Maintenant, il y a autre chose de plus singulier, et qui, bien que se référant à une forme traditionnelle différente, ne peut certes pas être regardé comme une simple « coïncidence » : les deux nombres 10 et 16, contenus respectivement dans le triangle et dans le carré, ont pour somme 26 ; or, ce nombre 26 est la valeur numérique totale des lettres formant le Tétragramme hébraïque יהוה . De plus, 10 est la valeur de la première lettre י et 16 est celle de l’ensemble des trois autres lettres ה ו ה ; cette division du Tétragramme est parfaitement normale, et la correspondance de ses deux parties est encore très significative : la Tétraktys s’identifie ainsi au י dans le triangle tandis que le reste du Tétragramme s’inscrit dans le carré placé au-dessous de celui-ci.
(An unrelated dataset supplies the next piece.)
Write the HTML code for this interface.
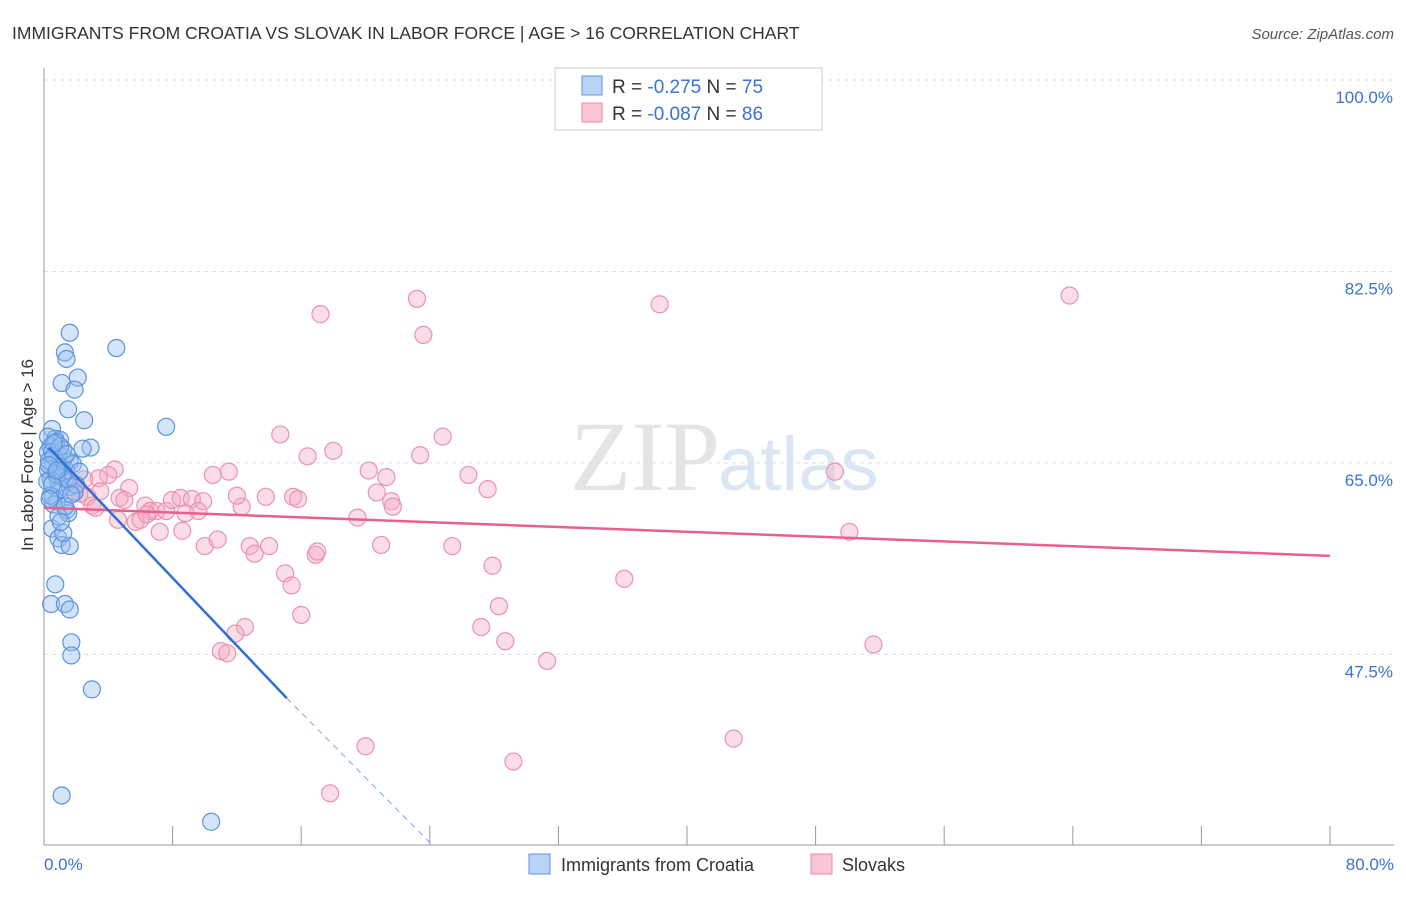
<!DOCTYPE html>
<html><head><meta charset="utf-8"><style>
body{margin:0;background:#fff;font-family:"Liberation Sans",sans-serif}
</style></head><body>
<svg width="1406" height="892" xmlns="http://www.w3.org/2000/svg">
<text x="12" y="39" font-size="17.5" fill="#333">IMMIGRANTS FROM CROATIA VS SLOVAK IN LABOR FORCE | AGE &gt; 16 CORRELATION CHART</text>
<text x="1394" y="39" font-size="15" fill="#555" font-style="italic" text-anchor="end">Source: ZipAtlas.com</text>
<text x="720" y="490" font-size="100" fill="#e4e4e4" text-anchor="end" font-family="Liberation Serif">ZIP</text>
<text x="718" y="490" font-size="76" fill="#dbe6f5">atlas</text>
<g id="grid"></g>
<line x1="44" y1="68" x2="44" y2="845" stroke="#999"/>
<line x1="44" y1="845" x2="1394" y2="845" stroke="#999"/>
<g id="ticks"></g>
<g id="pink"></g><g id="blue"></g><g id="lines"></g>
<text x="-455" y="33" transform="rotate(-90)" font-size="17" fill="#333" text-anchor="middle">In Labor Force | Age &gt; 16</text>
<text x="44" y="870" font-size="17" fill="#3a72d6">0.0%</text>
<text x="1394" y="870" font-size="17" fill="#3a72d6" text-anchor="end">80.0%</text>
<g>
<rect x="555" y="68" width="267" height="62" fill="#fff" stroke="#ccc"/>
<rect x="582" y="76" width="20" height="19" fill="#b9d3f5" stroke="#5b93e0"/>
<rect x="582" y="103" width="20" height="19" fill="#f9c6d4" stroke="#e88aa6"/>
<text x="612" y="93" font-size="19" fill="#333">R = <tspan fill="#3a72d6">-0.275</tspan>   N = <tspan fill="#3a72d6">75</tspan></text>
<text x="612" y="120" font-size="19" fill="#333">R = <tspan fill="#3a72d6">-0.087</tspan>   N = <tspan fill="#3a72d6">86</tspan></text>
</g>
<g>
<rect x="529" y="854" width="21" height="20" fill="#b9d3f5" stroke="#5b93e0"/>
<text x="561" y="871" font-size="18" fill="#333">Immigrants from Croatia</text>
<rect x="811" y="854" width="21" height="20" fill="#f9c6d4" stroke="#e88aa6"/>
<text x="842" y="871" font-size="18" fill="#333">Slovaks</text>
</g>
</svg>
<script>
const yTicks=[100,82.5,65,47.5];
const yTickLabels=["100.0%","82.5%","65.0%","47.5%"];
const xTicks=[0,8,16,24,32,40,48,56,64,72,80];
const bluePts=[[1.6,76.9],[4.5,75.5],[1.3,75.1],[1.4,74.5],[2.1,72.8],[1.1,72.3],[1.9,71.7],[1.5,69.9],[2.5,68.9],[7.6,68.3],[0.5,68.1],[0.7,67.2],[1.0,67.1],[2.9,66.4],[2.4,66.3],[0.4,66.5],[0.25,66.0],[0.9,65.8],[1.25,65.5],[1.6,65.1],[0.56,64.9],[1.0,64.6],[0.25,64.4],[1.4,64.3],[0.7,64.0],[1.1,63.7],[0.4,63.5],[0.9,63.2],[1.6,62.8],[1.9,62.3],[0.56,61.9],[0.8,61.5],[1.4,60.7],[1.5,60.4],[0.5,59.0],[0.9,58.1],[1.1,57.5],[1.6,57.4],[0.7,53.9],[0.44,52.1],[1.3,52.1],[1.6,51.6],[1.7,48.6],[1.7,47.4],[2.98,44.3],[1.1,34.6],[10.4,32.2],[0.25,67.4],[0.75,66.9],[0.5,66.0],[1.1,64.6],[0.2,63.3],[1.0,62.6],[0.6,61.2],[0.3,65.2],[1.2,66.2],[0.8,63.9],[1.8,64.9],[0.4,62.0],[1.3,61.0],[0.6,65.6],[1.0,66.5],[1.5,63.5],[0.3,64.8],[2.0,63.0],[0.9,60.1],[1.2,58.6],[0.5,63.0],[0.8,64.3],[1.4,65.8],[0.6,66.8],[1.7,62.1],[2.2,64.2],[0.35,61.7],[1.05,59.6]];
const pinkPts=[[23.2,80.0],[38.3,79.5],[63.8,80.3],[17.2,78.6],[23.6,76.7],[14.7,67.6],[24.8,67.4],[18.0,66.1],[16.4,65.6],[23.4,65.7],[10.5,63.9],[11.5,64.2],[20.2,64.3],[21.3,63.7],[26.4,63.9],[49.2,64.2],[4.4,64.4],[4.0,63.9],[3.4,63.6],[2.5,63.5],[1.7,63.3],[2.2,62.2],[3.5,62.4],[5.3,62.7],[2.7,61.9],[3.0,61.1],[4.7,61.8],[5.0,61.6],[6.3,61.1],[6.6,60.6],[7.0,60.6],[7.6,60.6],[7.96,61.6],[8.5,61.8],[9.2,61.7],[9.9,61.5],[8.8,60.4],[9.6,60.6],[12.3,61.0],[13.8,61.9],[15.5,61.9],[15.8,61.7],[20.7,62.3],[21.6,61.5],[21.7,61.0],[27.6,62.6],[5.7,59.6],[6.0,59.8],[7.2,58.7],[8.6,58.8],[10.0,57.4],[10.8,58.0],[12.8,57.4],[14.0,57.4],[13.1,56.7],[16.9,56.6],[17.0,56.9],[20.97,57.5],[25.4,57.4],[19.5,60.0],[27.9,55.6],[36.1,54.4],[50.1,58.7],[15.0,54.9],[15.4,53.8],[16.0,51.1],[28.3,51.9],[27.2,50.0],[28.7,48.7],[31.3,46.9],[51.6,48.4],[12.5,50.0],[11.9,49.4],[11.0,47.8],[11.4,47.6],[42.9,39.8],[20.0,39.1],[29.2,37.7],[17.8,34.8],[1.0,64.4],[1.3,63.5],[1.9,62.4],[3.2,60.9],[6.4,60.3],[12.0,62.0],[4.6,59.8]];
const blueLine=[[0.3,66.4],[15.1,43.5]];
const blueDash=[[15.1,43.5],[24.2,30.0]];
const pinkLine=[[0,60.9],[80,56.5]];
const X=v=>44+v*16.075, Y=v=>80+(100-v)*10.94;
const NS="http://www.w3.org/2000/svg";
function mk(t,a,p){const e=document.createElementNS(NS,t);for(const k in a)e.setAttribute(k,a[k]);document.getElementById(p).appendChild(e);return e;}
yTicks.forEach((t,i)=>{
 const l=mk('line',{x1:44,x2:1394,y1:Y(t),y2:Y(t),stroke:'#ddd','stroke-dasharray':'4,4'},'grid');
 
 
 const tx=mk('text',{x:1393,y:Y(t)+23,'font-size':17,fill:'#3a72d6','text-anchor':'end'},'grid');
 tx.textContent=yTickLabels[i];
 
 
});
xTicks.forEach(t=>{
 const l=mk('line',{x1:X(t),x2:X(t),y1:826,y2:845,stroke:'#999'},'ticks');
 
 
});
pinkPts.forEach(p=>{
 const c=mk('circle',{cx:X(p[0]),cy:Y(p[1]),r:8.5,fill:'rgba(246,170,192,0.4)',stroke:'#eb92ad','stroke-width':1.2},'pink');
 
 
});
bluePts.forEach(p=>{
 const c=mk('circle',{cx:X(p[0]),cy:Y(p[1]),r:8.5,fill:'rgba(150,190,240,0.4)',stroke:'#5b93e0','stroke-width':1.2},'blue');
 
 
});
let l=mk('line',{x1:X(pinkLine[0][0]),y1:Y(pinkLine[0][1]),x2:X(pinkLine[1][0]),y2:Y(pinkLine[1][1]),stroke:'#e8618c','stroke-width':2.5},'lines');


l=mk('line',{x1:X(blueLine[0][0]),y1:Y(blueLine[0][1]),x2:X(blueLine[1][0]),y2:Y(blueLine[1][1]),stroke:'#2f6fd6','stroke-width':2.5},'lines');


l=mk('line',{x1:X(blueDash[0][0]),y1:Y(blueDash[0][1]),x2:X(blueDash[1][0]),y2:Y(blueDash[1][1]),stroke:'#8fb2e6','stroke-width':1.2,'stroke-dasharray':'6,5'},'lines');


</script>
</body></html>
D’autre part, le triangle et le carré contiennent l’un et l’autre quatre lignes de points ; il est à noter, bien que ceci n’ait en somme qu’une importance secondaire, et uniquement pour marquer encore les concordances de différentes sciences traditionnelles, que les quatre lignes de points se retrouvent dans les figures de la géomancie, figures qui d’ailleurs, par les combinaisons quaternaires de 1 et 2, sont au nombre de 16 = 42 ; et la géomancie, comme son nom l’indique, est en relation spéciale avec la terre, qui, suivant la tradition extrême-orientale, est symbolisée par la forme carrée.

Enfin, si l’on considère les formes solides correspondant, dans la géométrie à trois dimensions, aux figures planes dont il s’agit, au carré correspond un cube, et au triangle une pyramide quadrangulaire ayant pour base la face supérieure de ce cube ; l’ensemble forme ce que le symbolisme maçonnique désigne comme la « pierre cubique à pointe », et qui, dans l’interprétation hermétique, est regardé comme une figure de la « pierre philosophale ». Il y a encore, sur ce dernier symbole, d’autres remarques à faire ; mais, comme elles n’ont plus de rapport avec la question de la Tétraktys, il sera préférable de les envisager séparément dans un autre article.